:: TASK GOAL ::
Copy all lines that contain the word "matplotlib".

:: DATA EXTRACT ::
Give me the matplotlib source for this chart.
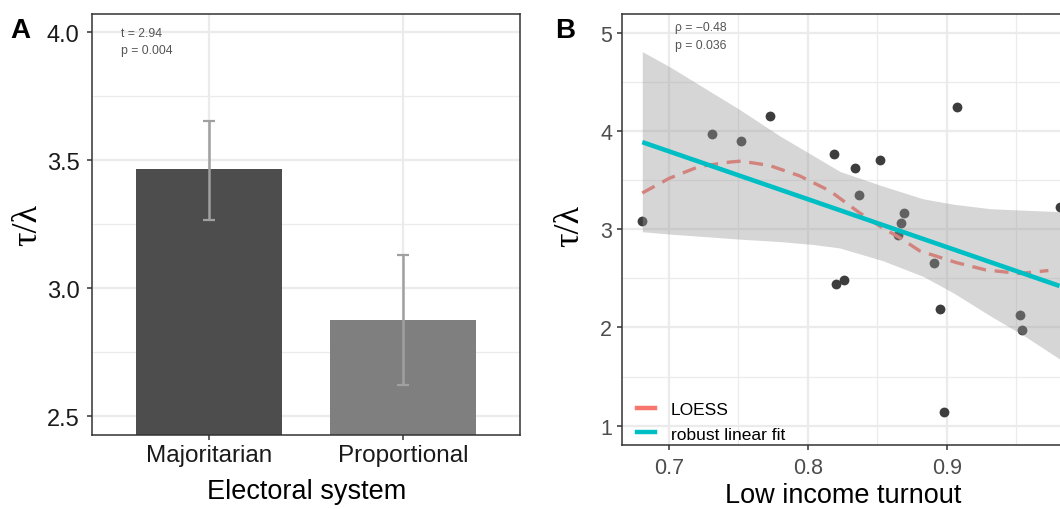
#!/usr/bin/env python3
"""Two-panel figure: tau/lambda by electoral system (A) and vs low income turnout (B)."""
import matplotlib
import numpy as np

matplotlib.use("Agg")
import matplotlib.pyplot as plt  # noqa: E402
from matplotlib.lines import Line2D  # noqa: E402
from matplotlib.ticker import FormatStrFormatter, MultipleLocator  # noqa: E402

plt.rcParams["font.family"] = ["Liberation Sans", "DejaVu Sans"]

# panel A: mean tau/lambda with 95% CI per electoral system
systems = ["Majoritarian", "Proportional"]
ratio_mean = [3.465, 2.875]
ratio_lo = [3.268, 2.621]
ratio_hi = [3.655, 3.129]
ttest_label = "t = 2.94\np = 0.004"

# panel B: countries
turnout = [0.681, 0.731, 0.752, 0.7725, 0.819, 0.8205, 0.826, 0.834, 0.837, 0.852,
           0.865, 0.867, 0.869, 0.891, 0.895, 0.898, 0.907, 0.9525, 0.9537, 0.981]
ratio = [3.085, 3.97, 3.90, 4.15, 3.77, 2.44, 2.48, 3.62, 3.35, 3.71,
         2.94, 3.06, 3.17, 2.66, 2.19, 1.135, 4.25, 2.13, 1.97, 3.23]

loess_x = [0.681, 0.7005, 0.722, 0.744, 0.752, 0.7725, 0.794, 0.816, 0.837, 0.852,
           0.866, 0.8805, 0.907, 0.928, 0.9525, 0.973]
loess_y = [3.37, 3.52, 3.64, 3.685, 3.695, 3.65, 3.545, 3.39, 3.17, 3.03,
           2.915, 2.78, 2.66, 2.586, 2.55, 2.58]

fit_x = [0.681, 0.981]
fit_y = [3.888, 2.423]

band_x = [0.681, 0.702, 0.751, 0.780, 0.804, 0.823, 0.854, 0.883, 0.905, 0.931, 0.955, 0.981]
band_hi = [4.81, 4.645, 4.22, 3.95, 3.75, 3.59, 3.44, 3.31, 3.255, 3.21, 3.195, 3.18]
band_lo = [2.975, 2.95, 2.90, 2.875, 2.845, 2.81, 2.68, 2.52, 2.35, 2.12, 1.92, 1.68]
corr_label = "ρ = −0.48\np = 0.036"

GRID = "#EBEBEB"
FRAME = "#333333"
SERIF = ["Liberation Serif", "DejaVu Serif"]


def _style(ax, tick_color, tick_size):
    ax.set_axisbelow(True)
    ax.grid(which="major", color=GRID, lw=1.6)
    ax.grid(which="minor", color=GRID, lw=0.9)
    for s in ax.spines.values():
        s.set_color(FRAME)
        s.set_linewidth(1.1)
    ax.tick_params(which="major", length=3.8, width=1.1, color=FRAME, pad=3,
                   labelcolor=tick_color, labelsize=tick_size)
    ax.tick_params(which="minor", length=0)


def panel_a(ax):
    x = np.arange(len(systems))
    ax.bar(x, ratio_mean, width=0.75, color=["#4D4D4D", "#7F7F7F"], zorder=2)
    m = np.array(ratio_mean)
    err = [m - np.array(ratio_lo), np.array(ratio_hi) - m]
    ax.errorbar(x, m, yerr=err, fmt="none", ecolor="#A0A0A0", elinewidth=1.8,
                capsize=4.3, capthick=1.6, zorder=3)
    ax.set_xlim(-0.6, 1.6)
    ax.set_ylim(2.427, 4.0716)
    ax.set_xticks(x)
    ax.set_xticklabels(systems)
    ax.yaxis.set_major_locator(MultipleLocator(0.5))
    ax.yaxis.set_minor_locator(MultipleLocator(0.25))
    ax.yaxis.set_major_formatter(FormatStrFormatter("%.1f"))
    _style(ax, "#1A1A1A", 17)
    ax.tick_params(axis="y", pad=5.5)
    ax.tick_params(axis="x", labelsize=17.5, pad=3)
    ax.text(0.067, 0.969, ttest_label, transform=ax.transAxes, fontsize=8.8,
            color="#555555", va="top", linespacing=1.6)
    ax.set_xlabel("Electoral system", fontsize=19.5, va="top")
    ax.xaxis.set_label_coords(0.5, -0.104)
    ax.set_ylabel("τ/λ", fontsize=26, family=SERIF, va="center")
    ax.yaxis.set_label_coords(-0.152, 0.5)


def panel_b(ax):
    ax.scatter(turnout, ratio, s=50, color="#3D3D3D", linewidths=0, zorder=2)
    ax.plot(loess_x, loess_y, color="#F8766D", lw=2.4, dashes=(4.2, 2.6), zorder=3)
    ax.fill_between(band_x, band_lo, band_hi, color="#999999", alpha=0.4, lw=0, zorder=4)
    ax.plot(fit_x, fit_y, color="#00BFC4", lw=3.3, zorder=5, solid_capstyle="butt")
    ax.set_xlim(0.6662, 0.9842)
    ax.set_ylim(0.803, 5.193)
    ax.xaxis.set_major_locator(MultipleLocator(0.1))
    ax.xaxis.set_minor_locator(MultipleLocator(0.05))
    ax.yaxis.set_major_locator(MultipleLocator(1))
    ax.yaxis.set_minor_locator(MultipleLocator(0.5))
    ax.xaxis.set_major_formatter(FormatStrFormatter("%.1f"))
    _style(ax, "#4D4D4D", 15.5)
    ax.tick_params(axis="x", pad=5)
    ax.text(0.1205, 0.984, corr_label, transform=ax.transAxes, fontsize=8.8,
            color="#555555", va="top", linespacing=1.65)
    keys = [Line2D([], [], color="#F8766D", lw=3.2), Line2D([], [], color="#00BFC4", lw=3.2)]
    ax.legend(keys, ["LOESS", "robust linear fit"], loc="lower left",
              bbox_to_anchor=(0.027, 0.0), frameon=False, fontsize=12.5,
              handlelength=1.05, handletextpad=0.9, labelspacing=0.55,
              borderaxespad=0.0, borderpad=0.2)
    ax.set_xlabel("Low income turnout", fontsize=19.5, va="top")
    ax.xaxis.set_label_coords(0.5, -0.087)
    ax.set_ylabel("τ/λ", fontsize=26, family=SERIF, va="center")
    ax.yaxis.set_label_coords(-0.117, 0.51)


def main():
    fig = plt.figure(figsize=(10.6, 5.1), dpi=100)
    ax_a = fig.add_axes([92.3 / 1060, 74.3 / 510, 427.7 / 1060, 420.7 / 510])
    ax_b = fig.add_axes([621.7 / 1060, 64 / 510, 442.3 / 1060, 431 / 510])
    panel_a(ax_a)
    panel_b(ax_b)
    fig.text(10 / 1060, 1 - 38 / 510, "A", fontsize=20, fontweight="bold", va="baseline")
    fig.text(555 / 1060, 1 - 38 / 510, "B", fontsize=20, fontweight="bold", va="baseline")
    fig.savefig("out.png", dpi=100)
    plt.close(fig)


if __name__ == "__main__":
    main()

:: FULL OUTPUT ::
Give me the matplotlib source for this chart.
import matplotlib
matplotlib.use("Agg")
import matplotlib.pyplot as plt  # noqa: E402
from matplotlib.lines import Line2D  # noqa: E402
from matplotlib.ticker import FormatStrFormatter, MultipleLocator  # noqa: E402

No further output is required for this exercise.